Logistics difficulties created an important motive for industrial corporations to invest in technology. Along with encouraging solutions that could enter the market and bolster their productivity, corporates also invested for strategic purposes. Through investing in industrial tech startups, corporates can better steer the development of companies and platforms to meet their organisational needs, and also position themselves well for potential acquisitions.
A similar trend also occurred in response to labour shortages across the European economy in late 2020 and 2021. This period has seen robotics becoming an increased investment focus, as industrials and enterprises look to improve productivity and reduce their demand for labour. Across the continent, 2022 saw total investment in European robotics startups rise by 37% to $776M.

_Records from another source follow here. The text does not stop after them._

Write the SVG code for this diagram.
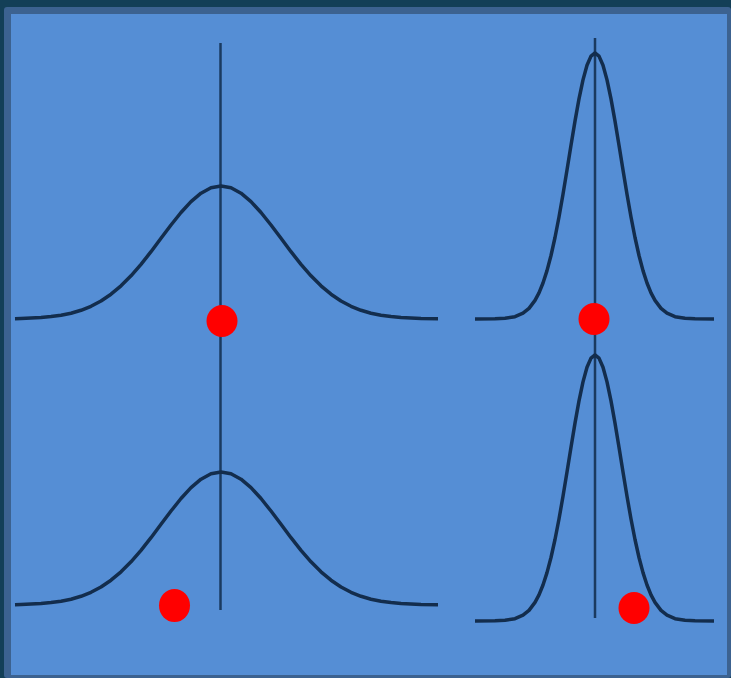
<svg xmlns="http://www.w3.org/2000/svg" xmlns:xlink="http://www.w3.org/1999/xlink" width="731" height="678" viewBox="0 0 731 678">
<style>
.curve{fill:none;stroke:#132d4d;stroke-width:3.5;stroke-linejoin:round;stroke-linecap:butt}
.axis{stroke:#1a3a60;stroke-width:2.5}
.dot{fill:#ff0000}
</style>
<defs>
<path id="wide" d="M-206,-0.3 L-200,-0.5 L-190,-0.9 L-180,-1.5 L-170,-2.4 L-160,-3.8 L-150,-5.8 L-140,-8.7 L-130,-12.7 L-120,-18 L-110,-24.8 L-100,-33.2 L-90,-43.2 L-80,-54.7 L-70,-67.3 L-60,-80.7 L-50,-94 L-40,-106.5 L-30,-117.4 L-20,-125.8 L-10,-131.2 L0,-133 L10,-131.2 L20,-125.8 L30,-117.4 L40,-106.5 L50,-94 L60,-80.7 L70,-67.3 L80,-54.7 L90,-43.2 L100,-33.2 L110,-24.8 L120,-18 L130,-12.7 L140,-8.7 L150,-5.8 L160,-3.8 L170,-2.4 L180,-1.5 L190,-0.9 L200,-0.5 L217,-0.2"/>
<path id="narrow" d="M-120,0 L-100,-0.2 L-90,-0.7 L-80,-2.3 L-72,-5.8 L-66,-10.6 L-60,-18.6 L-56,-26.1 L-52,-36 L-48,-48.4 L-44,-63.5 L-40,-81.5 L-36,-102 L-32,-124.7 L-28,-149 L-24,-173.7 L-20,-197.9 L-16,-220.1 L-12,-239.1 L-8,-253.7 L-4,-262.9 L0,-266 L4,-262.9 L8,-253.7 L12,-239.1 L16,-220.1 L20,-197.9 L24,-173.7 L28,-149 L32,-124.7 L36,-102 L40,-81.5 L44,-63.5 L48,-48.4 L52,-36 L56,-26.1 L60,-18.6 L66,-10.6 L72,-5.8 L80,-2.3 L90,-0.7 L100,-0.2 L119,0"/>
</defs>
<rect x="0" y="0" width="731" height="678" fill="#133f57"/>
<rect x="4" y="7" width="727" height="671" rx="3" fill="#3c6290"/>
<rect x="11" y="14" width="716" height="661" fill="#558ed5"/>
<g id="connectors">
<line class="axis" x1="220.5" y1="43" x2="220.5" y2="610"/>
<line class="axis" x1="595" y1="38" x2="595" y2="618"/>
</g>
<g id="curve-top-left"><use xlink:href="#wide" class="curve" transform="translate(221,319)"/></g>
<g id="curve-bottom-left"><use xlink:href="#wide" class="curve" transform="translate(221,605)"/></g>
<g id="curve-top-right"><use xlink:href="#narrow" class="curve" transform="translate(595,319)"/></g>
<g id="curve-bottom-right"><use xlink:href="#narrow" class="curve" transform="translate(595,621)"/></g>
<g id="dot-top-left"><ellipse class="dot" cx="222" cy="321" rx="15.5" ry="16"/></g>
<g id="dot-top-right"><ellipse class="dot" cx="594" cy="319" rx="15.5" ry="16"/></g>
<g id="dot-bottom-left"><ellipse class="dot" cx="174.5" cy="605.5" rx="15.5" ry="16.5"/></g>
<g id="dot-bottom-right"><ellipse class="dot" cx="634" cy="608" rx="15.5" ry="16"/></g>
</svg>
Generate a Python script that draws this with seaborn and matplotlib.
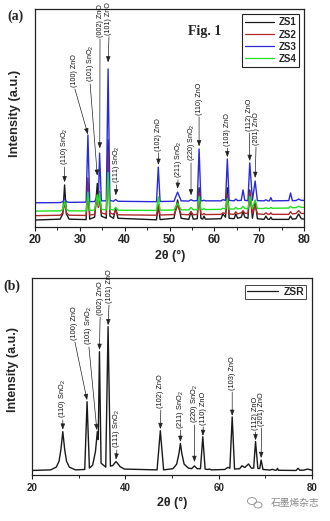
import numpy as np
import pandas as pd
import matplotlib
matplotlib.use("Agg")
import matplotlib.pyplot as plt
import seaborn as sns
from matplotlib.lines import Line2D
from matplotlib.patches import Ellipse

# ---------------- data ----------------
# Panel (a): common 2theta vertices and intensity of each sample (a.u.)
two_theta_a = [20, 25.6, 26.2, 26.6, 27.0, 27.6, 31.4, 31.8, 32.2, 33.3, 33.9, 34.15, 34.4, 34.8,
               35.9, 36.3, 36.7, 37.5, 38.0, 38.5, 47.1, 47.5, 47.9, 51.0, 51.8, 52.6, 54.3, 54.8,
               55.3, 56.2, 56.6, 57.0, 57.4, 57.7, 58.0, 61.5, 61.9, 62.5, 62.9, 63.3, 64.4, 64.8,
               65.2, 66.0, 66.4, 66.8, 67.5, 67.9, 68.5, 69.1, 69.6, 71.1, 71.5, 71.9, 72.3, 72.6,
               72.9, 76.6, 77.0, 77.4, 78.2, 78.8, 79.4, 80]
zs1 = [3.2, 3.6, 6, 19.3, 6, 3.6, 3.4, 20, 3.6, 4.5, 20, 9, 16, 5,
       4, 40, 5, 4, 8.7, 4, 3.3, 10, 3.4, 4, 12.4, 4, 3.5, 7,
       3.6, 3.8, 18, 4, 3.6, 5, 3.6, 3.8, 6, 4.5, 18, 4, 3.8, 6,
       4, 4.5, 7, 4.5, 4, 17, 4, 12, 3.8, 3.5, 5, 3.6, 3.5, 4.5,
       3.5, 3.5, 5, 3.6, 3.8, 6, 3.8, 3.6]
zs2 = [5.2, 5.4, 6.5, 11, 6.5, 5.4, 5.3, 22.5, 5.5, 5.8, 15, 9, 16, 6.5,
       5.8, 35, 6.5, 5.8, 7.5, 5.6, 5.4, 10, 5.5, 5.7, 10, 5.8, 5.6, 7,
       5.6, 5.8, 16, 5.9, 5.7, 6.2, 5.7, 5.8, 6.5, 6.2, 15, 6, 5.8, 7,
       6, 6.5, 7.5, 6.3, 6.2, 16, 6.2, 10, 6, 5.8, 6.5, 5.9, 5.8, 6.5,
       5.8, 5.8, 7, 6, 6.2, 7.5, 6.2, 6.2]
zs3 = [11.1, 11.2, 11.6, 12.8, 11.6, 11.3, 11.4, 42.2, 11.6, 11.7, 14, 12.5, 33.9, 12,
       12, 72.5, 12.2, 11.8, 12.6, 11.8, 11.6, 27.5, 11.7, 11.8, 16, 12, 11.9, 12.5,
       12, 12.1, 35.8, 12.1, 12, 12.3, 12, 12, 12.5, 12.2, 31.2, 12.2, 12, 12.8,
       12.1, 12.2, 17, 12.2, 12.1, 29.4, 12.3, 21.1, 12.1, 12, 12.5, 12, 12, 13.5,
       12, 12.1, 15.6, 12.1, 12.1, 12.8, 12.2, 12.2]
zs4 = [7.3, 7.4, 8, 12, 8, 7.4, 7.4, 16, 7.6, 7.8, 14.7, 10, 15.6, 8.2,
       7.8, 25, 8.2, 7.8, 9, 7.7, 7.6, 13.8, 7.7, 7.8, 11, 7.9, 7.8, 9,
       7.9, 8, 14, 8.1, 8, 8.5, 8, 8.1, 8.6, 8.3, 13, 8.3, 8.2, 9,
       8.3, 8.5, 9.5, 8.5, 8.4, 14, 8.5, 12.4, 8.5, 8.5, 8.8, 8.5, 8.5, 9,
       8.6, 8.7, 9.5, 8.8, 8.9, 9.5, 9, 9]
samples_a = ["ZS1", "ZS2", "ZS3", "ZS4"]

# Panel (b): ZSR pattern
two_theta_b = [20, 24.0, 25.2, 25.8, 26.2, 26.6, 27.0, 27.4, 28.0, 29.3, 31.3, 31.8, 32.3, 33.0,
               33.6, 34.0, 34.2, 34.45, 34.8, 35.8, 36.3, 36.8, 37.3, 37.7, 38.0, 38.3, 38.9, 39.8,
               46.8, 47.5, 48.2, 50.2, 51.0, 51.5, 51.8, 52.1, 52.6, 53.5, 54.2, 54.8, 55.4, 56.1,
               56.6, 57.1, 57.6, 58.0, 58.5, 61.3, 62.0, 62.4, 62.9, 63.4, 64.5, 65.0, 65.6, 66.4,
               67.0, 67.5, 67.9, 68.4, 68.8, 69.1, 69.5, 71.0, 71.5, 72.1, 72.4, 72.6, 72.8, 76.6,
               77.0, 77.4, 78.3, 79.0, 79.6, 80]
zsr = [2.3, 2.6, 4, 7, 13, 22, 13, 7, 4, 2.6, 2.8, 37.2, 3.5, 5,
       12, 22, 18, 62.6, 6, 4, 75.3, 4.5, 4.8, 6, 6.8, 6, 4.2, 3,
       2.6, 22.5, 2.6, 3.2, 5.5, 11, 16, 11, 5.5, 3.5, 3.2, 4.6, 3.2, 3.2,
       19.4, 3, 2.8, 3, 2.6, 2.8, 3.9, 3.4, 29.5, 3, 3.2, 4.7, 3.8, 5.6,
       3.5, 3.5, 17, 3.3, 3.3, 7.6, 2.8, 2.5, 2.9, 2.4, 2.5, 3.4, 2.4, 2.3,
       3.4, 2.4, 2.5, 3.0, 2.7, 2.4]

# Peak labels
peak_labels = ["(110) SnO$_2$", "(100) ZnO", "(101) SnO$_2$", "(002) ZnO", "(101) ZnO",
               "(111) SnO$_2$", "(102) ZnO", "(211) SnO$_2$", "(220) SnO$_2$", "(110) ZnO",
               "(103) ZnO", "(112) ZnO", "(201) ZnO"]
peak_pos = [26.6, 31.8, 33.9, 34.45, 36.3, 38.0, 47.5, 51.8, 54.8, 56.6, 62.9, 67.9, 69.1]

# ---------------- style ----------------
sns.set_style("ticks")
plt.rcParams["font.family"] = ["Liberation Sans", "DejaVu Sans"]
plt.rcParams["mathtext.fontset"] = "custom"
plt.rcParams["mathtext.rm"] = "Liberation Sans"
plt.rcParams["mathtext.it"] = "Liberation Sans"
plt.rcParams["mathtext.bf"] = "Liberation Sans:bold"
plt.rcParams["mathtext.default"] = "regular"

W, H = 330, 521
fig = plt.figure(figsize=(W / 100, H / 100), dpi=100)
fig.patch.set_facecolor("white")

axa = fig.add_axes([35 / W, 1 - 227 / H, 269 / W, 218 / H])
axb = fig.add_axes([32 / W, 1 - 475 / H, 280 / W, 197 / H])

colors_a = {"ZS1": "#1a1a1a", "ZS2": "#b0282a", "ZS3": "#2b2bd6", "ZS4": "#22e022"}

df_a = pd.DataFrame({"2theta": two_theta_a, "ZS1": zs1, "ZS2": zs2, "ZS3": zs3, "ZS4": zs4})
df_a = df_a.melt(id_vars="2theta", var_name="sample", value_name="I")
sns.lineplot(data=df_a, x="2theta", y="I", hue="sample", hue_order=samples_a,
             palette=colors_a, ax=axa, lw=1.0, legend=False, estimator=None)

df_b = pd.DataFrame({"2theta": two_theta_b, "I": zsr})
sns.lineplot(data=df_b, x="2theta", y="I", ax=axb, color="#1a1a1a", lw=1.0,
             estimator=None, legend=False)

for ax in (axa, axb):
    ax.set_xlim(20, 80)
    ax.set_ylim(0, 100)
    ax.set_yticks([])
    ax.set_xlabel("")
    ax.set_ylabel("")
    for s in ax.spines.values():
        s.set_visible(True)
        s.set_linewidth(0.9)
        s.set_color("#222222")
    ax.tick_params(axis="x", direction="out", length=3, width=0.8, color="#222222")
    ax.tick_params(axis="x", which="minor", direction="out", length=1.8, width=0.7, color="#222222")

axa.set_xticks([20, 30, 40, 50, 60, 70, 80])
axa.set_xticks([25, 35, 45, 55, 65, 75], minor=True)
axa.set_xticklabels(["20", "30", "40", "50", "60", "70", "80"], fontsize=8.3, fontweight="bold")
axa.tick_params(axis="x", pad=2)
axb.set_xticks([20, 40, 60, 80])
axb.set_xticks([30, 50, 70], minor=True)
axb.set_xticklabels(["20", "40", "60", "80"], fontsize=7, fontweight="bold")
axb.tick_params(axis="x", pad=3)

# legends
handles_a = [Line2D([0], [0], color=colors_a[s], lw=0.9) for s in samples_a]
lega = axa.legend(handles_a, samples_a, loc="upper right", bbox_to_anchor=(0.982, 0.975),
                  frameon=True, fancybox=False, edgecolor="#222222", framealpha=1,
                  prop={"weight": "bold", "size": 7}, handlelength=2.9, labelspacing=0.22,
                  borderpad=0.3, handletextpad=0.5, borderaxespad=0)
lega.get_frame().set_linewidth(0.8)
legb = axb.legend([Line2D([0], [0], color="#1a1a1a", lw=0.9)], ["ZSR"], loc="upper right",
                  bbox_to_anchor=(0.979, 0.965), frameon=True, fancybox=False,
                  edgecolor="#444444", framealpha=1, prop={"weight": "bold", "size": 7.5},
                  handlelength=3.0, borderpad=0.2, handletextpad=0.5, borderaxespad=0)
legb.get_frame().set_linewidth(0.7)

# annotation layout (text x, text bottom y, arrow tip y) in data units
ann_a = [(26.6, 27.5, 20.5), (28.9, 63.3, 42.5), (32.3, 65.6, 23.5), (34.5, 86.3, 36.0),
         (36.5, 87.3, 75.5), (38.2, 19.3, 14.5), (47.6, 34.0, 28.5), (51.9, 21.6, 17.5),
         (54.8, 29.4, 14.5), (56.6, 50.5, 37.0), (62.9, 36.2, 32.0), (67.8, 43.1, 30.3),
         (69.3, 36.7, 22.5)]
ann_b = [(26.6, 27.9, 23.0), (29.2, 67.5, 38.0), (32.2, 65.0, 22.8), (34.6, 80.2, 63.5),
         (36.5, 86.3, 76.0), (38.2, 12.7, 7.8), (47.6, 33.0, 23.3), (51.8, 22.8, 16.8),
         (54.8, 25.4, 6.6), (56.7, 24.4, 19.8), (62.9, 42.1, 30.0), (67.9, 21.8, 17.6),
         (69.2, 23.9, 8.6)]

def annotate(ax, ann, fs):
    for lab, px, (tx, ty, tip) in zip(peak_labels, peak_pos, ann):
        ax.text(tx, ty + 0.8, lab, rotation=90, ha="center", va="bottom", fontsize=fs,
                color="#111111", clip_on=False)
        ax.annotate("", xy=(px, tip), xytext=(tx, ty),
                    arrowprops=dict(arrowstyle="-|>,head_length=0.35,head_width=0.13",
                                    lw=0.5, color="#222222", shrinkA=0, shrinkB=0))

annotate(axa, ann_a, 5.1)
annotate(axb, ann_b, 5.3)

# texts
axa.text(0.63, 0.895, "Fig. 1", transform=axa.transAxes, fontsize=10, fontweight="bold",
         family="Liberation Serif", ha="center", va="center")
fig.text(16 / W, 1 - 16 / H, "(a)", fontsize=10, fontweight="bold", family="Liberation Serif",
         ha="center", va="center")
fig.text(12 / W, 1 - 286 / H, "(b)", fontsize=10, fontweight="bold", family="Liberation Serif",
         ha="center", va="center")
fig.text(15 / W, 1 - 113 / H, "Intensity (a.u.)", rotation=90, fontsize=9.3, fontweight="bold",
         ha="center", va="center")
fig.text(13 / W, 1 - 370 / H, "Intensity (a.u.)", rotation=90, fontsize=9, fontweight="bold",
         ha="center", va="center")
fig.text(170 / W, 1 - 256 / H, "2θ (°)", fontsize=9, fontweight="bold", ha="center", va="center")
fig.text(172 / W, 1 - 503 / H, "2θ (°)", fontsize=9, fontweight="bold", ha="center", va="center")

# watermark (icon + text)
for (cx, cy, w, h) in [(252, 501, 9, 7), (258, 505, 8, 6)]:
    fig.patches.append(Ellipse((cx / W, 1 - cy / H), w / W, h / H, transform=fig.transFigure,
                               fill=False, edgecolor="#9a9a9a", lw=0.7))
fig.text(295 / W, 1 - 503 / H, "石墨烯杂志", fontsize=7, color="#8a8a8a",
         family=["Noto Sans CJK SC", "DejaVu Sans"], ha="center", va="center")

fig.savefig("out.png", dpi=100, facecolor="white")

Long-term: Dealing with structural challenges
While Europe’s recent crises have driven the pace at which the continent’s corporates have invested in industrial tech, it’s important to remember that the underlying trend already existed. Corporates have been increasingly looking to technology throughout the last decade as part of their response to structural shifts facing European industry and society.
Take, for example, the problem of an ageing population in Europe. Many European corporations relied heavily on labour substitution via migration to handle the gradual reduction in the workforce post-1990. However, with birth rates on a global decline, this strategy is increasingly coming under stress. As a result, corporate interest in productivity-boosting technologies - whether it be robotics, enterprise resource planning tools, logistics platforms, or so on - has substantially increased.
Industrial tech startups are an extremely effective way to build affordable and scalable solutions to bolster productivity. They also help ring-fence risk away from corporate R&D departments, allowing in-demand R&D teams to focus on delivering more reliable innovation while startups take transformative risks.
Along with the ageing population, several other central societal challenges are spurring industrial tech investment by European corporates. One major topic that is weighing hard on industry is climate change, with many also directing capital to startups developing tools or techniques to help mitigate, adapt, or offset emissions. Another closely related issue is addressing energy and heating efficiency, especially as many European industries grapple with the end of Russian natural gas this year.
While recent crises have spurred an acceleration of investment in Europe’s industrial tech startups, the overarching trend was already well underway. Ultimately, radical innovation will be needed to resolve the central demographic, environmental, and geopolitical challenges facing the continent and its economy.
In an age of on-shoring and deglobalisation, European corporates have are rising to this challenge attracting, investing in, and collaborating with the continent’s founders and innovators.